First attempt will focus on creating a simple logistic regression model to predict customer attrition. Depending on the results of the accuracy of the model, it could be possible to try a different approach with some models that are more robust to outliers and imbalanced data.
- Encode and label variables.
- Determine which variable we’re trying to predict (Y dependent variable, X independent variables).
- Split the variables into train set and test set (Stratify data).
- Initialize and train model.
- Test model and predict.
- Assess performance of results (accuracy_score*).
First model to be evaluated is the Logistic Regression model. This model resulted in an accuracy score of ~0.61, which can be seen in the confusion matrix as many failed attempts in predicting the results right. From the imbalanced report, the f1 score shows that for 'Existing Customers' the predictions have good accuracy, on the other hand, the model failed to predict 'Attrited Customer' (reflected in low overall scores in Imbalanced Accuracyr report, see following pictures).
Confusion Matrix
Imbalanced Accuracy Score
Overall accuracy is not good for this model, a better approach will be selected with a more robust model where the influence of the imbalanced data has less effect on the results.

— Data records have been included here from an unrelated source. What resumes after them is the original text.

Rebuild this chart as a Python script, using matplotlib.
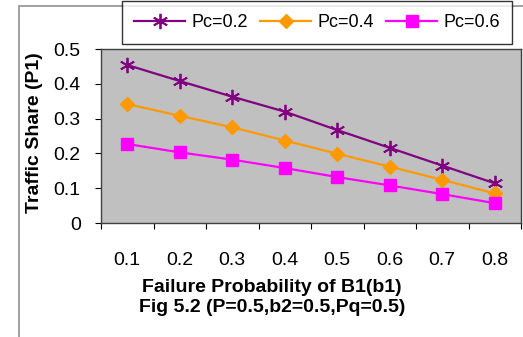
import matplotlib.pyplot as plt
from matplotlib.patches import Rectangle

# data
b1 = ['0.1', '0.2', '0.3', '0.4', '0.5', '0.6', '0.7', '0.8']
pc_02 = [0.454, 0.408, 0.363, 0.320, 0.267, 0.216, 0.165, 0.114]
pc_04 = [0.342, 0.308, 0.275, 0.237, 0.199, 0.162, 0.124, 0.085]
pc_06 = [0.227, 0.203, 0.182, 0.158, 0.132, 0.108, 0.083, 0.057]

plt.rcParams['font.family'] = ['Liberation Sans', 'DejaVu Sans']

W, H = 523, 337
fig = plt.figure(figsize=(W / 100, H / 100), dpi=100)

# outer chart frame (runs off the right and bottom of the image)
fig.patches.append(Rectangle((19 / W, -0.1), 1.2, 1 - 6 / H + 0.1,
                             transform=fig.transFigure, fill=False,
                             edgecolor='#909090', linewidth=1.2))

ax = fig.add_axes([101 / W, (H - 223) / H, 420 / W, 174 / H])
ax.set_facecolor('#C0C0C0')

x = range(len(b1))
ax.plot(x, pc_02, color='#800080', marker=(6, 2, 0), markersize=11,
        markeredgewidth=1.3, linewidth=1.6, label='Pc=0.2')
ax.plot(x, pc_04, color='#FF9900', marker='D', markersize=7,
        linewidth=1.6, label='Pc=0.4')
ax.plot(x, pc_06, color='#FF00FF', marker='s', markersize=9,
        linewidth=1.6, label='Pc=0.6')

ax.set_xlim(-0.5, len(b1) - 0.5)
ax.set_ylim(0, 0.5)
ax.set_yticks([0, 0.1, 0.2, 0.3, 0.4, 0.5])
ax.set_yticklabels(['0', '0.1', '0.2', '0.3', '0.4', '0.5'])
ax.set_xticks([i - 0.5 for i in range(len(b1) + 1)], minor=False)
ax.set_xticklabels([])
ax.set_xticks(list(x), minor=True)
ax.set_xticklabels(b1, minor=True)
ax.tick_params(axis='x', which='minor', length=0, pad=21, labelsize=14)
ax.tick_params(axis='x', which='major', length=4.5, direction='out')
ax.tick_params(axis='y', length=4.5, direction='out', labelsize=14, pad=10)

for s in ax.spines.values():
    s.set_color('#404040')
    s.set_linewidth(1.0)

fig.text(35 / W, 1 - 133 / H, 'Traffic Share (P1)', rotation=90,
         ha='center', va='center', fontsize=14, fontweight='bold')
fig.text(272 / W, 1 - 288 / H, 'Failure Probability of B1(b1)',
         ha='center', va='center', fontsize=14, fontweight='bold')
fig.text(272 / W, 1 - 308 / H, 'Fig 5.2 (P=0.5,b2=0.5,Pq=0.5)',
         ha='center', va='center', fontsize=14, fontweight='bold')

leg = fig.legend(loc='center', bbox_to_anchor=(317 / W, 1 - 22.5 / H),
                 ncol=3, fontsize=13, frameon=True, fancybox=False,
                 handlelength=2.8, columnspacing=0.7, handletextpad=0.35,
                 borderpad=0.7, borderaxespad=0)
leg.get_frame().set_edgecolor('black')
leg.get_frame().set_linewidth(1.0)

fig.savefig('out.png', dpi=100)
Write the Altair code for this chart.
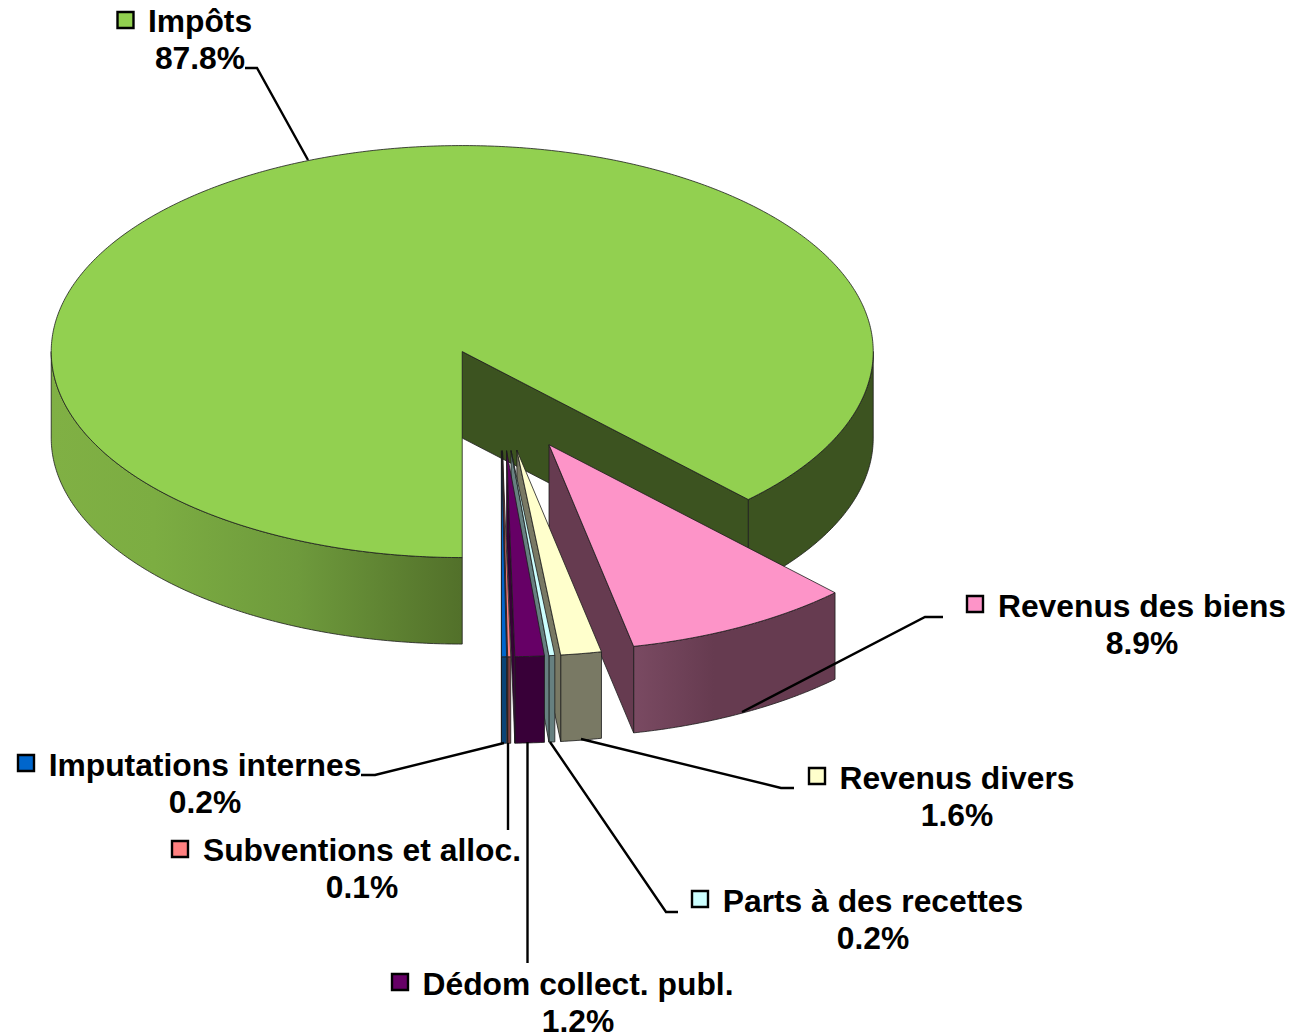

Ensemble methods could help improve minimize the effect of the variance of the data, that could result in better stability and accuracy of the machine learning prediction. Using a boosting algorithm from imblearn (EasyEnsembleClassifier), resulted in an improve of the accuracy score to ~0.94, as well as better predictions of the model. At the same time, it was evaluated a bagging algorith to compare results. This one (BalancedRandomForestClassifier) offered a better accuracy score with the test data of ~0.97, and it was selected as predictive model.
Feature importances from the Random Forest algorith shows that the categorical values are not contributing enough to the model and will be taken out of the model. For this new strategy selected, the accuracy score for the test set is similar to the one found in the model with all the features, a value of ~0.96 correlates with a good approach to predict the data from input values. As it can be seen in the following pictures.
Confusion Matrix
Imbalanced Accuracy Score
Having less features into consideration does not significantly reduced accuracy and the model predictions will be considered as accurate. It was deployed in a beta version of an interactive flask app where depending on the input it predicts if its an existing customer or an attrited one.
Technologies used for Machine Learning: Python (libraries: pandas, sklearn, imblearn, joblib, flask, pickle).